As time goes on, I'm learning, more and more, to embrace my failures and imperfections. I'm learning to accept the parts of me that I'd rather not acknowledge as part of my whole. While my bright, most visible side is loving with an open heart and open mind, funny, pleasant and compassionate, my darker side can be depressive and self-centered, judgmental and stubborn. I'm learning to embrace all of what lurks within. Accepting my imperfections doesn't mean that I don't want to be better. I do strive daily to be more loving and less self-involved, more accepting and less inclined to judge others. Sometimes the diverse parts of myself struggle mightily. But accepting my dark side, embracing the fool within, takes away the covert power of the darkness. It makes me more comfortable with the imperfect person I am and more at peace with all of life's vicissitudes.
Accepting one's own strengths and weaknesses, learning from failures instead of considering these evidence of one's own hopelessness and/or victimhood or of the world's cruelty and unfairness, makes one more likely to enjoy life along the way -- whatever the outcome of one's efforts, goals and dreams.
I wish that Purr Therapy had been a huge success.

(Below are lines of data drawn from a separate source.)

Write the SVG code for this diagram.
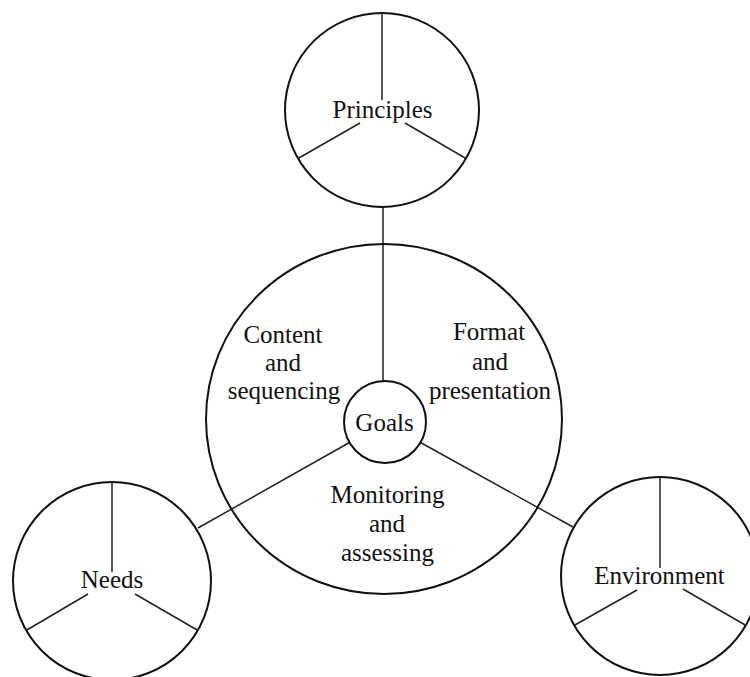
<svg xmlns="http://www.w3.org/2000/svg" width="750" height="677" viewBox="0 0 750 677">
<style>
.c{fill:none;stroke:#111;stroke-width:2}
.s{fill:none;stroke:#222;stroke-width:1.5}
.l{fill:none;stroke:#222;stroke-width:1.5}
text{font-family:"Liberation Serif","DejaVu Serif",serif;font-size:25px;fill:#111;text-anchor:middle}
</style>
<rect width="750" height="677" fill="#fff"/>
<g id="connectors">
<line class="l" x1="383" y1="207" x2="383" y2="381"/>
<line class="l" x1="349.5" y1="442.5" x2="198" y2="528"/>
<line class="l" x1="420.5" y1="442.5" x2="573" y2="527"/>
</g>
<g id="principles">
<circle class="c" cx="382" cy="110" r="97"/>
<line class="s" x1="382" y1="13" x2="382" y2="100"/>
<line class="s" x1="298" y1="158.5" x2="360" y2="123"/>
<line class="s" x1="466" y1="158.5" x2="405" y2="123"/>
<text x="382.5" y="118">Principles</text>
</g>
<g id="main">
<ellipse class="c" cx="384" cy="419" rx="178" ry="175"/>
<text x="283" y="343">Content</text>
<text x="283" y="371">and</text>
<text x="284" y="399">sequencing</text>
<text x="489" y="340">Format</text>
<text x="490" y="370">and</text>
<text x="490" y="399">presentation</text>
<text x="387.5" y="503">Monitoring</text>
<text x="387" y="532">and</text>
<text x="387.5" y="561">assessing</text>
</g>
<g id="goals">
<circle class="c" cx="385" cy="422" r="41"/>
<text x="384.5" y="431">Goals</text>
</g>
<g id="needs">
<circle class="c" cx="112" cy="581" r="99"/>
<line class="s" x1="112" y1="482" x2="112" y2="572"/>
<line class="s" x1="26" y1="630.5" x2="88" y2="594"/>
<line class="s" x1="198" y1="630.5" x2="135" y2="594"/>
<text x="112" y="588">Needs</text>
</g>
<g id="environment">
<circle class="c" cx="660" cy="576" r="99"/>
<line class="s" x1="660" y1="477" x2="660" y2="568"/>
<line class="s" x1="574" y1="625.5" x2="637" y2="590"/>
<line class="s" x1="746" y1="625.5" x2="683" y2="589"/>
<text x="659.5" y="584">Environment</text>
</g>
</svg>
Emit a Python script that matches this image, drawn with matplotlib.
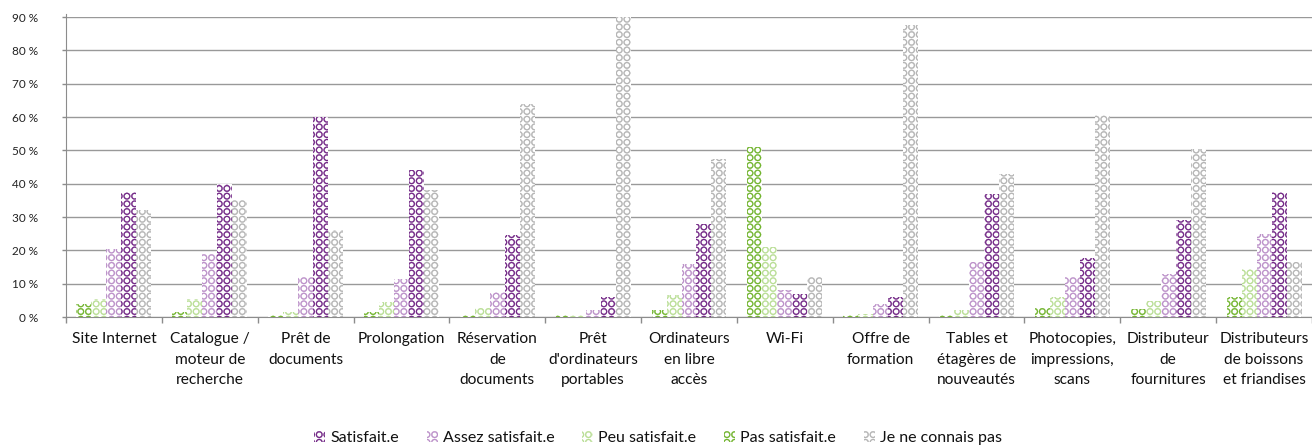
import matplotlib
matplotlib.use("Agg")
import matplotlib.pyplot as plt
import matplotlib.hatch as mhatch
from matplotlib.path import Path
import numpy as np

plt.rcParams['font.family'] = ['Lato', 'DejaVu Sans']
plt.rcParams['hatch.linewidth'] = 0.3

categories = ["Site Internet", "Catalogue /\nmoteur de\nrecherche", "Prêt de\ndocuments", "Prolongation",
              "Réservation\nde\ndocuments", "Prêt\nd'ordinateurs\nportables", "Ordinateurs\nen libre\naccès",
              "Wi-Fi", "Offre de\nformation", "Tables et\nétagères de\nnouveautés", "Photocopies,\nimpressions,\nscans",
              "Distributeur\nde\nfournitures", "Distributeurs\nde boissons\net friandises"]
pas = [4, 1.5, 0.5, 1.5, 0.5, 0.5, 2, 51, 0.5, 0.5, 2.7, 2.4, 6]
peu = [5.5, 5.5, 1.5, 4.5, 2.7, 0.5, 6.5, 21, 1, 2, 6, 4.8, 14.4]
assez = [20.5, 19, 12, 11.5, 7.6, 2, 16, 8, 4, 16.5, 12, 13, 25]
satisfait = [37.5, 40, 60, 44, 24.6, 6, 28, 7, 6, 37, 17.7, 29, 37.5]
jnsp = [32, 35, 26, 38, 64, 90, 47.5, 12, 87.5, 43, 60.7, 50.4, 16.5]
series = ["Pas satisfait.e", "Peu satisfait.e", "Assez satisfait.e", "Satisfait.e", "Je ne connais pas"]
values = [pas, peu, assez, satisfait, jnsp]
colors = ["#6AB023", "#B5DC8F", "#B88BC6", "#6A1B7F", "#B0B0B0"]
legend_order = [3, 2, 1, 0, 4]
ticks = list(range(0, 100, 10))


class RingGrid(mhatch.HatchPatternBase):
    """Rings on a square, non staggered grid: one ring per 1/13 of the hatch tile."""
    cells = 13
    outer = 0.43
    inner = 0.31

    def __init__(self, hatch, density):
        self.num = hatch.count('Q') * self.cells
        self.circle = Path.unit_circle()
        self.num_vertices = self.num ** 2 * len(self.circle.vertices) * 2

    def set_vertices_and_codes(self, vertices, codes):
        step = 1.0 / self.num
        nv = len(self.circle.vertices)
        k = 0
        for r in range(self.num):
            for c in range(self.num):
                centre = [(c + .5) * step, (r + .5) * step]
                vertices[k:k + nv] = self.circle.vertices * step * self.outer + centre
                codes[k:k + nv] = self.circle.codes
                k += nv
                vertices[k:k + nv] = self.circle.vertices[::-1] * step * self.inner + centre
                codes[k:k + nv] = self.circle.codes
                k += nv


mhatch._hatch_types.append(RingGrid)

fig = plt.figure(figsize=(13.12, 4.46), dpi=100)
ax = fig.add_axes([66/1312, 1-317/446, (1312-66)/1312, 300/446])
n = len(categories)
x = np.arange(n)
w = 0.1565
handles = []
for i, (s, v, c) in enumerate(zip(series, values, colors)):
    b = ax.bar(x + (i-2)*w, v, w, facecolor='white', edgecolor=c, hatch='Q', linewidth=0, label=s, zorder=3)
    handles.append(b)
ax.set_xlim(-0.5, n-0.5)
ax.set_ylim(0, 90)
ax.set_yticks(ticks)
ax.set_yticklabels([f"{t} %" for t in ticks], fontsize=8.5, color='#222222')
ax.set_xticks(np.arange(n+1)-0.5, minor=True)
ax.set_xticks(x)
ax.set_xticklabels(categories, fontsize=11.2, color='#111111', linespacing=1.6)
ax.tick_params(axis='x', which='major', length=0, pad=11)
ax.tick_params(axis='x', which='minor', length=4, color='#8c8c8c', width=1)
ax.tick_params(axis='y', length=3, color='#8c8c8c', width=1, pad=17)
ax.grid(axis='y', color='#999999', lw=1, zorder=1)
ax.set_axisbelow(True)
for s in ['top', 'right']:
    ax.spines[s].set_visible(False)
for s in ['left', 'bottom']:
    ax.spines[s].set_color('#8c8c8c')
for s in ax.spines.values():
    s.set_clip_on(False)
ax.spines['left'].set_bounds(0, 90.8)

leg = fig.legend([handles[i] for i in legend_order], [series[i] for i in legend_order], loc='lower center',
                 bbox_to_anchor=(658/1312, -0.03), ncol=5, frameon=False, fontsize=11.5,
                 handlelength=0.7, handleheight=0.7, handletextpad=0.3, columnspacing=1.75,
                 labelcolor='#111111')
fig.savefig("out.png", dpi=100)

I did the best I could at the time. And writing that book was a pleasure. What more could I really ask? There are a myriad of reasons why it failed -- some failures by others involved, some failures that were all my own. I have come to accept and own all of these. I'm learning and growing and writing better now. And I think I'm wiser today than I was four or five years ago.
Besides, Purr Therapy wasn't a total bust. It brought a little crippled black kitten named Ollie into my life. And he has turned out to be amazingly healthy and able -- running like the wind, jumping with strength and expertise. His missing leg doesn't hold him back. He is fully engaged with life, the crowd favorite among his three fellow cats in residence. Ollie is one of the most affectionate, wonderful cats ever, spending hours purring, cuddled on my shoulder or curled in my lap. And I never lose sight of the fact that we would never have found each other -- but for Purr Therapy.
It's true that Purr Therapy didn't live up to my initial hopes and dreams. But it did bring so many positives to my life. There was the thrill of writing about animals so close to my heart, the extraordinary Timmy and Marina whom I loved so much and lost too soon; the pleasure of reconnecting with the wonderful Dr. Tracy McFarland in Santa Clarita, CA, the best vet ever, and then the unexpected, incredible joy of Ollie.
So I am blessed. And life goes on...with the sun shining brightly and each day a new adventure.
P.S. Just got the news that Dr. Tracy McFarland, The Cat Doctor of Santa Clarita, CA, has passed away this week from an aggressive cancer. She was, indeed, the best vet ever and a wonderful person I'll never forget. She gave me Timmy and Gus, the best cat duo ever, back in 1998 and her last gift to me was my precious Ollie, after we signed copies of Purr Therapy together at Catoberfest in California in 2014. Every time I hug Ollie, I'll think of Dr. Tracy with love!